Harga Minyak Dunia Anjlok Usai OPEC+ Sepakat Naikkan Produksi, Risiko Surplus Pasokan Meningkat

3 Min Read

Harga minyak mentah global tergelincir tajam setelah keputusan mengejutkan dari OPEC+ yang sepakat untuk menaikkan produksi secara signifikan mulai Juni 2025. Langkah ini meningkatkan kekhawatiran atas kelebihan pasokan di tengah permintaan energi yang masih rapuh akibat tekanan perang dagang global.

Mengutip data Bloomberg, Senin (5/5/2025), harga minyak mentah jenis West Texas Intermediate (WTI) untuk kontrak Juni 2025 merosot 3,67% ke level US$56,16 per barel pada pukul 07.15 WIB. Sementara itu, harga minyak acuan global Brent terpantau anjlok 3,41% ke posisi US$59,2 per barel.

Penurunan ini terjadi setelah OPEC+—koalisi negara produsen minyak yang dipimpin oleh Arab Saudi dan Rusia—memutuskan untuk menambah pasokan lebih dari 400.000 barel per hari mulai bulan depan. OPEC+ juga memberlakukan sanksi terhadap negara anggota seperti Kazakhstan yang tercatat melebihi kuota produksi.

Kebijakan ini menyusul langkah serupa yang diambil bulan lalu, ketika OPEC+ secara tak terduga menggandakan tambahan produksi dari yang sebelumnya direncanakan. Keputusan tersebut mencerminkan percepatan pembalikan strategi pembatasan produksi yang sempat digunakan untuk menjaga harga minyak, namun mengorbankan pangsa pasar kelompok tersebut.

Menurut sejumlah delegasi, Arab Saudi mengisyaratkan bahwa kenaikan serupa kemungkinan besar akan kembali dilakukan dalam waktu dekat.

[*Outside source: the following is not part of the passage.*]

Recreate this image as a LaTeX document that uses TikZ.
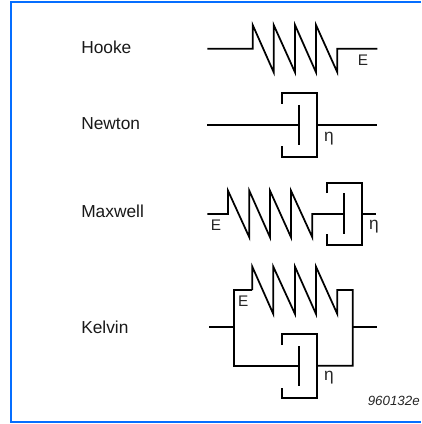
\documentclass[tikz,border=0pt]{standalone}
\usepackage{fontspec}
\setmainfont{Liberation Sans}
\definecolor{frameblue}{RGB}{5,110,255}
\tikzset{x=0.75pt,y=-0.75pt,
  lab/.style={inner sep=0,font=\fontsize{13pt}{15pt}\selectfont,text=black!90},
  sym/.style={inner sep=0,font=\fontsize{11.5pt}{14pt}\selectfont,text=black!85},
  eta/.style={inner sep=0,font=\fontsize{13pt}{15pt}\selectfont,text=black!85},
  el/.style={draw=black,line width=1.3pt,line join=miter,line cap=butt}}
\begin{document}
\begin{tikzpicture}
\useasboundingbox (0,0) rectangle (421,424);
\fill[white] (0,0) rectangle (421,424);
\draw[frameblue,line width=1.7pt] (421,1.8) -- (11,1.8) -- (11,421.7) -- (421,421.7);
\node[lab,anchor=base west] (hooke) at (81,53.5) {Hooke};
\node[lab,anchor=base west] (newton) at (81,130) {Newton};
\node[lab,anchor=base west] (maxwell) at (81,217.5) {Maxwell};
\node[lab,anchor=base west] (kelvin) at (81,333.3) {Kelvin};
% Hooke
\draw[el] (207.3,48.7) -- (252.7,48.7) -- (252.7,25) -- (273.7,72.3) -- (273.7,25) -- (295,72.3) -- (295,25) -- (316,72.3) -- (316,25) -- (337.3,72.3) -- (337.3,48.7) -- (377.3,48.7);
\node[sym] (e1) at (363,60) {E};
% Newton
\draw[el] (207.3,125) -- (299.3,125);
\draw[el] (299.3,105) -- (299.3,145);
\draw[el] (282,104) -- (282,93) -- (316.7,93) -- (316.7,156.7) -- (282,156.7) -- (282,146);
\draw[el] (316.7,125) -- (377.3,125);
\node[eta] (n1) at (329,139) {η};
% Maxwell
\draw[el] (207.3,214) -- (228,214) -- (228,190.7) -- (249.3,237.3) -- (249.3,190.7) -- (270,237.3) -- (270,190.7) -- (291,237.3) -- (291,190.7) -- (312.3,237.3) -- (312.3,214) -- (344.3,214);
\draw[el] (344.3,193.3) -- (344.3,234);
\draw[el] (327,193) -- (327,182.7) -- (361.7,182.7) -- (361.7,245) -- (327,245) -- (327,234);
\draw[el] (361.7,214) -- (376,214);
\node[sym] (e2) at (216,225) {E};
\node[eta] (n2) at (374,227) {η};
% Kelvin
\draw[el] (209,327.3) -- (234.3,327.3);
\draw[el] (252.3,290) -- (234.3,290) -- (234.3,365.7) -- (299.3,365.7);
\draw[el] (252.3,290) -- (252.3,266.7) -- (273.3,314) -- (273.3,266.7) -- (295,314) -- (295,266.7) -- (316,314) -- (316,266.7) -- (337.3,314) -- (337.3,290) -- (352.7,290) -- (352.7,365.7) -- (316.7,365.7);
\draw[el] (352.7,327.3) -- (376.7,327.3);
\draw[el] (299.3,346) -- (299.3,386);
\draw[el] (282.3,345) -- (282.3,334.3) -- (316.7,334.3) -- (316.7,397.7) -- (282.3,397.7) -- (282.3,388);
\node[sym] (e3) at (243.3,301.7) {E};
\node[eta] (n3) at (329,378) {η};
\node[inner sep=0,anchor=east,font=\itshape\fontsize{10pt}{12pt}\selectfont,text=black!85] (id) at (420,400.7) {960132e};
\end{tikzpicture}
\end{document}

Dampaknya terasa langsung di pasar, dengan sekitar 182.000 kontrak Brent diperdagangkan hanya dalam 30 menit pertama sesi perdagangan di Asia. Harga minyak sendiri telah berada dalam tren menurun sepanjang 2025, bahkan sempat menyentuh titik terendah empat tahun terakhir pada April lalu.

Situasi ini diperparah oleh kebijakan tarif Presiden AS Donald Trump, yang dianggap menghambat pertumbuhan ekonomi global, merusak kepercayaan investor, dan menekan permintaan energi.

Ajay Parmar, Direktur Analisis Minyak di ICIS, menilai peningkatan produksi OPEC+ ini sulit diserap pasar. “Pertumbuhan permintaan terlalu lemah, terlebih setelah gelombang tarif baru diterapkan,” jelasnya kepada Bloomberg.

Menanggapi perkembangan ini, Morgan Stanley memangkas proyeksi harga Brent menjadi US$62,50 per barel untuk kuartal III dan IV tahun ini, turun US$5 dari perkiraan sebelumnya. Analis Morgan Stanley, Martjin Rats, menyebut surplus pasokan yang terjadi kini berpotensi membebani harga lebih dalam.

Di sisi lain, penurunan harga energi justru bisa membawa angin segar bagi bank sentral seperti The Fed, yang dijadwalkan menggelar rapat pekan ini. Harga minyak dan bahan bakar yang lebih murah berpotensi menekan inflasi yang selama ini dipicu oleh lonjakan tarif impor.

Presiden Trump sendiri diketahui mendorong OPEC+ untuk meningkatkan produksi demi menurunkan harga energi. Ia dijadwalkan mengunjungi Timur Tengah akhir bulan ini, dalam rangka mempererat hubungan dengan Arab Saudi yang saat ini juga tengah membuka ruang kesepakatan nuklir antara AS dan Iran—rival abadi Riyadh di dalam tubuh OPEC.

Dalam wawancara terpisah dengan NBC, Trump menyatakan kesiapan untuk mempertimbangkan penurunan tarif terhadap China, mengingat tekanan tarif saat ini hampir menghentikan aktivitas dagang antara dua ekonomi terbesar dunia tersebut.